Reno Police stepping up public outreach, but local NAACP says more can be done

Dec 12, 2014

Officer Tim Broadway chatting with Reno resident at "Cup with a Cop" event.

The recent police shooting death of Michael Brown, an unarmed black teenager in Ferguson, Missouri, has sparked demonstrations nationwide.

In light of that situation, the Reno Police Department is stepping up their efforts to reach out to businesses and residents to build stronger community relationships, but the Reno-Sparks NAACP says that’s not enough.

Several officers are gathered at a bakery in South Reno, but they’re not investigating a crime.

They’re hosting an event called “Cup with a Cop” to engage with community members like Cesar Minera, a pastor at a Latino church in Reno. He’s been working with other Latino church leaders in the area and law enforcement for the last two years to develop more trusting relationships.

“For example, the first time we met, we expressed how sometimes our community, probably due to past experiences in our countries, sometimes does not feel very comfortable with authority,” Minera says.

Officer Tim Broadway says the department will continue to holding these kinds of events in neighborhoods throughout the region.

“It’s part of the ongoing efforts to build positive community relationships, to make your officers more approachable,” Broadway says. “And let the community know what our efforts are and to try and avoid situations like Ferguson.”

 

Reno Police Chief Steve Pitts with another officer at "Cup with a Cop" event.

Broadway says it’s hard to predict whether something similar to Ferguson could happen in Reno, but  building strong ties in the community is one way to prevent such tragedies.

“If you don’t build that rapport and relationship with the citizens, and if they always take the police in a negative context, it’s very  difficult to accurate information from a community if they don’t have respect for their officers,” Broadway says.

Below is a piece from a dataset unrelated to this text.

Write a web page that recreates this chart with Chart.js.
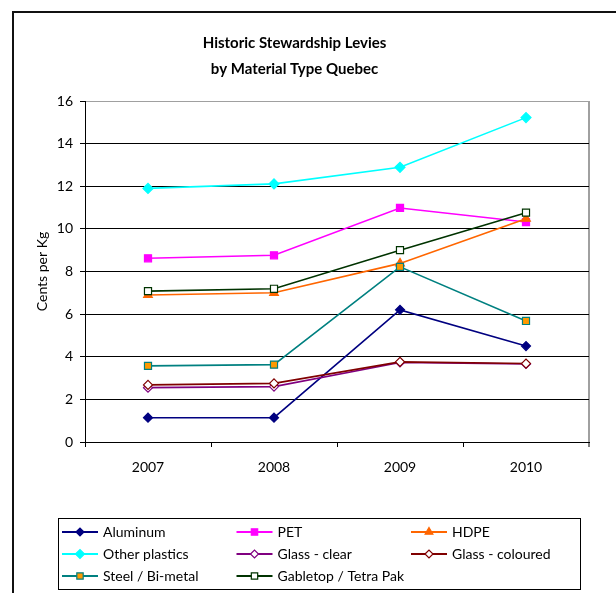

But Andrew Barbano, with the local NAACP, says police need more community oversight and he recommends the department institute a review board consisting of citizens and legal experts charged with: “Reviewing specific areas of the police department," Barbano says, "and police conduct and police funding and police training; no one would argue that we wouldn’t benefit from better police training in all areas.”

Barbano says the group has made this suggestion in the past, but it hasn’t gained traction with the police department.